» **RAW DATA**:
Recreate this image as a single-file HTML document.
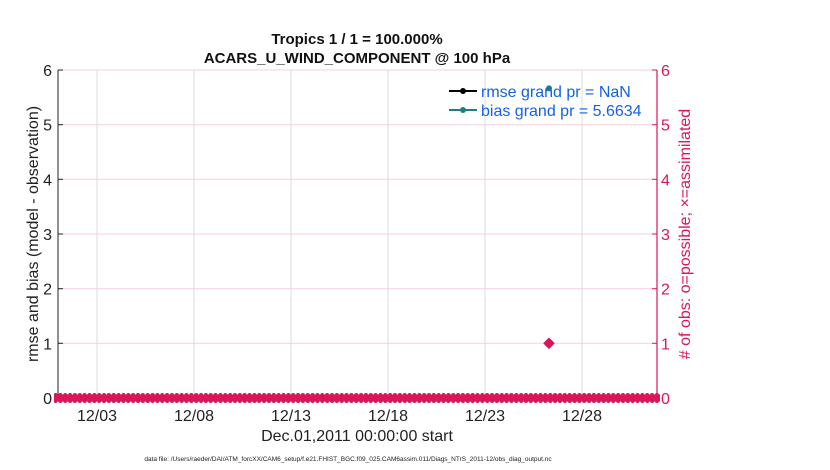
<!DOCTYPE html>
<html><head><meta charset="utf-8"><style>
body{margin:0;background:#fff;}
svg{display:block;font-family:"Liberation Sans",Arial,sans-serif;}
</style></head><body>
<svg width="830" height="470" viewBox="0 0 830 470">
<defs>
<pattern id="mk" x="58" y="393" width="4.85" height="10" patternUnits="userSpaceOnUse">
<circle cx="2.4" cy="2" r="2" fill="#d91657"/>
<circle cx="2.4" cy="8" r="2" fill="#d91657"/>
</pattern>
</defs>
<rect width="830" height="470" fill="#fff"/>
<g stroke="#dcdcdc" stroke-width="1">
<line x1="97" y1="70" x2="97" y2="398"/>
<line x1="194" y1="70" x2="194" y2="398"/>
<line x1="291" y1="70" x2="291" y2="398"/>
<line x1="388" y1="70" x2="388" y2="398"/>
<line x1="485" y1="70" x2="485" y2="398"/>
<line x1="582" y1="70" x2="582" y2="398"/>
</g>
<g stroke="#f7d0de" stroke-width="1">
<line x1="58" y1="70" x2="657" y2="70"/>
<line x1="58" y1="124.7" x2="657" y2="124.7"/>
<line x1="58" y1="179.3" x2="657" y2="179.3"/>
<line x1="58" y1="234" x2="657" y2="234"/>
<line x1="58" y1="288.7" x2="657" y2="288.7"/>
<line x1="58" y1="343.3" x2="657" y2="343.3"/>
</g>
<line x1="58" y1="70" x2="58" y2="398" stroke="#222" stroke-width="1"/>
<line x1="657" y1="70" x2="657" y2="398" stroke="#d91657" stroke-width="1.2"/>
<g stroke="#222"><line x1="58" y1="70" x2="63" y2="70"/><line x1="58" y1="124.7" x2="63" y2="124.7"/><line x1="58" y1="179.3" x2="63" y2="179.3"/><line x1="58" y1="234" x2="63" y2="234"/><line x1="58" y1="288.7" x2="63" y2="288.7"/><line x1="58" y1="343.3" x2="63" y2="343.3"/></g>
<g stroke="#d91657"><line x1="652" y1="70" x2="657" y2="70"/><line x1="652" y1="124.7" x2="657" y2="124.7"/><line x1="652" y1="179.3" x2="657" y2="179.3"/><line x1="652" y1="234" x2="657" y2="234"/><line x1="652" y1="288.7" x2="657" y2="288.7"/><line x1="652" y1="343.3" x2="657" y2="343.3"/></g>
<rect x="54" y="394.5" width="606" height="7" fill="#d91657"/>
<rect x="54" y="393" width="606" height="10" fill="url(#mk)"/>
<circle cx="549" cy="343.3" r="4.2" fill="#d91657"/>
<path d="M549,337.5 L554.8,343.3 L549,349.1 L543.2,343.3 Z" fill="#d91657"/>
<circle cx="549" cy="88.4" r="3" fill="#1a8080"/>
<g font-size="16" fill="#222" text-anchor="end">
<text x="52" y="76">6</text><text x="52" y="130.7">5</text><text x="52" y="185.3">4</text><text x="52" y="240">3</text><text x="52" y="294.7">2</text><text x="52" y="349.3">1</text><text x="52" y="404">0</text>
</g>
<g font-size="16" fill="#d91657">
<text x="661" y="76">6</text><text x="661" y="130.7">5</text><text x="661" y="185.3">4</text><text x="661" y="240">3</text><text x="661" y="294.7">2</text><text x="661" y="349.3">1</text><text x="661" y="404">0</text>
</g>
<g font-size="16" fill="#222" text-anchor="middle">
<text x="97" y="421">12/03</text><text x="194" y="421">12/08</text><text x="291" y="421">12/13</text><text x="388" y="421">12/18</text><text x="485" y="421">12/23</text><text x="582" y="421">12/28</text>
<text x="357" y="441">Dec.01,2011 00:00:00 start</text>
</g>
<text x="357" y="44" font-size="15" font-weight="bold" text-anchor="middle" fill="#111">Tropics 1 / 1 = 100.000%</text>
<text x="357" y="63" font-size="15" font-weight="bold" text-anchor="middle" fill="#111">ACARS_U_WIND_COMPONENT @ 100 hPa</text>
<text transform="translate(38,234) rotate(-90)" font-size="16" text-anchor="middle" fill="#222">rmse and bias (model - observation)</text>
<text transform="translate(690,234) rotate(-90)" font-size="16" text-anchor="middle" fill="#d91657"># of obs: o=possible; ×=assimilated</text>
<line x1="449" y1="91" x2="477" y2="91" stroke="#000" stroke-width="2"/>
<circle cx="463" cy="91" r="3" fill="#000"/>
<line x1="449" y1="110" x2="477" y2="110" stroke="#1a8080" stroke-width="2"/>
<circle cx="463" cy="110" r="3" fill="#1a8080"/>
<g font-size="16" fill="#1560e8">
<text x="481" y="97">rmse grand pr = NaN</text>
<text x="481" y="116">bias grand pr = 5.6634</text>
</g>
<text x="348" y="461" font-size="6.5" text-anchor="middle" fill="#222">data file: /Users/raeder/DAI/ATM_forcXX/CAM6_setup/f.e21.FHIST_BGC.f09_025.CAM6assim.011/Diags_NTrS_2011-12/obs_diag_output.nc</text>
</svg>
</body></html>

» **WRITTEN PROBLEM**:
Copy the whole listing above word for word but do not carry over the pictures.

» **RESULT OF THIS EXERCISE**:
Recreate this image as a single-file HTML document.
<!DOCTYPE html>
<html><head><meta charset="utf-8"><style>
body{margin:0;background:#fff;}
svg{display:block;font-family:"Liberation Sans",Arial,sans-serif;}
</style></head><body>
<svg width="830" height="470" viewBox="0 0 830 470">
<defs>
<pattern id="mk" x="58" y="393" width="4.85" height="10" patternUnits="userSpaceOnUse">
<circle cx="2.4" cy="2" r="2" fill="#d91657"/>
<circle cx="2.4" cy="8" r="2" fill="#d91657"/>
</pattern>
</defs>
<rect width="830" height="470" fill="#fff"/>
<g stroke="#dcdcdc" stroke-width="1">
<line x1="97" y1="70" x2="97" y2="398"/>
<line x1="194" y1="70" x2="194" y2="398"/>
<line x1="291" y1="70" x2="291" y2="398"/>
<line x1="388" y1="70" x2="388" y2="398"/>
<line x1="485" y1="70" x2="485" y2="398"/>
<line x1="582" y1="70" x2="582" y2="398"/>
</g>
<g stroke="#f7d0de" stroke-width="1">
<line x1="58" y1="70" x2="657" y2="70"/>
<line x1="58" y1="124.7" x2="657" y2="124.7"/>
<line x1="58" y1="179.3" x2="657" y2="179.3"/>
<line x1="58" y1="234" x2="657" y2="234"/>
<line x1="58" y1="288.7" x2="657" y2="288.7"/>
<line x1="58" y1="343.3" x2="657" y2="343.3"/>
</g>
<line x1="58" y1="70" x2="58" y2="398" stroke="#222" stroke-width="1"/>
<line x1="657" y1="70" x2="657" y2="398" stroke="#d91657" stroke-width="1.2"/>
<g stroke="#222"><line x1="58" y1="70" x2="63" y2="70"/><line x1="58" y1="124.7" x2="63" y2="124.7"/><line x1="58" y1="179.3" x2="63" y2="179.3"/><line x1="58" y1="234" x2="63" y2="234"/><line x1="58" y1="288.7" x2="63" y2="288.7"/><line x1="58" y1="343.3" x2="63" y2="343.3"/></g>
<g stroke="#d91657"><line x1="652" y1="70" x2="657" y2="70"/><line x1="652" y1="124.7" x2="657" y2="124.7"/><line x1="652" y1="179.3" x2="657" y2="179.3"/><line x1="652" y1="234" x2="657" y2="234"/><line x1="652" y1="288.7" x2="657" y2="288.7"/><line x1="652" y1="343.3" x2="657" y2="343.3"/></g>
<rect x="54" y="394.5" width="606" height="7" fill="#d91657"/>
<rect x="54" y="393" width="606" height="10" fill="url(#mk)"/>
<circle cx="549" cy="343.3" r="4.2" fill="#d91657"/>
<path d="M549,337.5 L554.8,343.3 L549,349.1 L543.2,343.3 Z" fill="#d91657"/>
<circle cx="549" cy="88.4" r="3" fill="#1a8080"/>
<g font-size="16" fill="#222" text-anchor="end">
<text x="52" y="76">6</text><text x="52" y="130.7">5</text><text x="52" y="185.3">4</text><text x="52" y="240">3</text><text x="52" y="294.7">2</text><text x="52" y="349.3">1</text><text x="52" y="404">0</text>
</g>
<g font-size="16" fill="#d91657">
<text x="661" y="76">6</text><text x="661" y="130.7">5</text><text x="661" y="185.3">4</text><text x="661" y="240">3</text><text x="661" y="294.7">2</text><text x="661" y="349.3">1</text><text x="661" y="404">0</text>
</g>
<g font-size="16" fill="#222" text-anchor="middle">
<text x="97" y="421">12/03</text><text x="194" y="421">12/08</text><text x="291" y="421">12/13</text><text x="388" y="421">12/18</text><text x="485" y="421">12/23</text><text x="582" y="421">12/28</text>
<text x="357" y="441">Dec.01,2011 00:00:00 start</text>
</g>
<text x="357" y="44" font-size="15" font-weight="bold" text-anchor="middle" fill="#111">Tropics 1 / 1 = 100.000%</text>
<text x="357" y="63" font-size="15" font-weight="bold" text-anchor="middle" fill="#111">ACARS_U_WIND_COMPONENT @ 100 hPa</text>
<text transform="translate(38,234) rotate(-90)" font-size="16" text-anchor="middle" fill="#222">rmse and bias (model - observation)</text>
<text transform="translate(690,234) rotate(-90)" font-size="16" text-anchor="middle" fill="#d91657"># of obs: o=possible; ×=assimilated</text>
<line x1="449" y1="91" x2="477" y2="91" stroke="#000" stroke-width="2"/>
<circle cx="463" cy="91" r="3" fill="#000"/>
<line x1="449" y1="110" x2="477" y2="110" stroke="#1a8080" stroke-width="2"/>
<circle cx="463" cy="110" r="3" fill="#1a8080"/>
<g font-size="16" fill="#1560e8">
<text x="481" y="97">rmse grand pr = NaN</text>
<text x="481" y="116">bias grand pr = 5.6634</text>
</g>
<text x="348" y="461" font-size="6.5" text-anchor="middle" fill="#222">data file: /Users/raeder/DAI/ATM_forcXX/CAM6_setup/f.e21.FHIST_BGC.f09_025.CAM6assim.011/Diags_NTrS_2011-12/obs_diag_output.nc</text>
</svg>
</body></html>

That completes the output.